The final and most important speech writing  tip: Read your speech aloud. I know, this may sound a bit bonkers and a very embarrassing thing to do but it works. It makes your dialogue sound right. 100% guaranteed. If you don’t, there will be drooling!

So, here are those three tips again to get your characters talking:

Don’t get too bogged down in the layout and words instead of said

Make sure your character has something important to say

Read your speech aloud.

Have fun!

WRITING TIP 1: How To Be A Better Writer

Children often ask me, “Oi, mister! Why do you have that onion on your head?! You look stooopid!” (says the boy with his bum hanging out of his trousers).
And sometimes they say, “How can I be a better writer?” and so I tell them the most important rules in the world.

Rule 1, I say, is READ.

Rule 2, I say, is READ.

Rule 3, I say, is READ.

Rule 4, I say, is READ.

   By the time I get to Rule 100 they’ve normally wandered off. Odd.
Now, you’re probably thinking: well, it’s ok for you to say that but how do you know it’s the most important rules in the world and works?

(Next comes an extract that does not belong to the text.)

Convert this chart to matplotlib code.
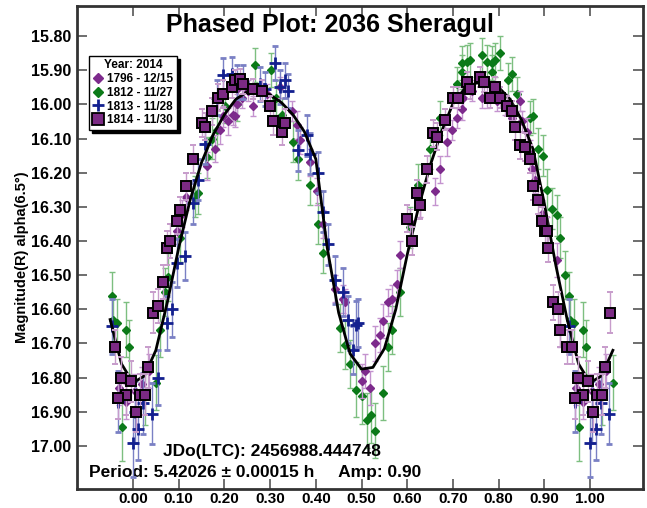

   Well, when I was school, in the age of black & white, I didn’t really bother to read much. Right up to Year 6. And if you tried reading one of my stories (usually about Snoopy going on adventures or aliens) you would have probably given up after the second sentence. Almost every word was spelled wrong and it didn’t really make sense.

   How was this fixed?

   I got the reading bug. I found a book I enjoyed and read it four times in a row! After that I began reading everything! Back of cereal packets, ingredients on packets, signs and posters, comics, newspapers…Soon I became such an addict that I held the World Record for the Worst Newspaper Boy Ever!!! I would read every different newspaper and magazine I had to deliver. I took so long people were having supper before they got their paper.
   So that’s Writing Tip 1: Read, Read, Read to become a better writer!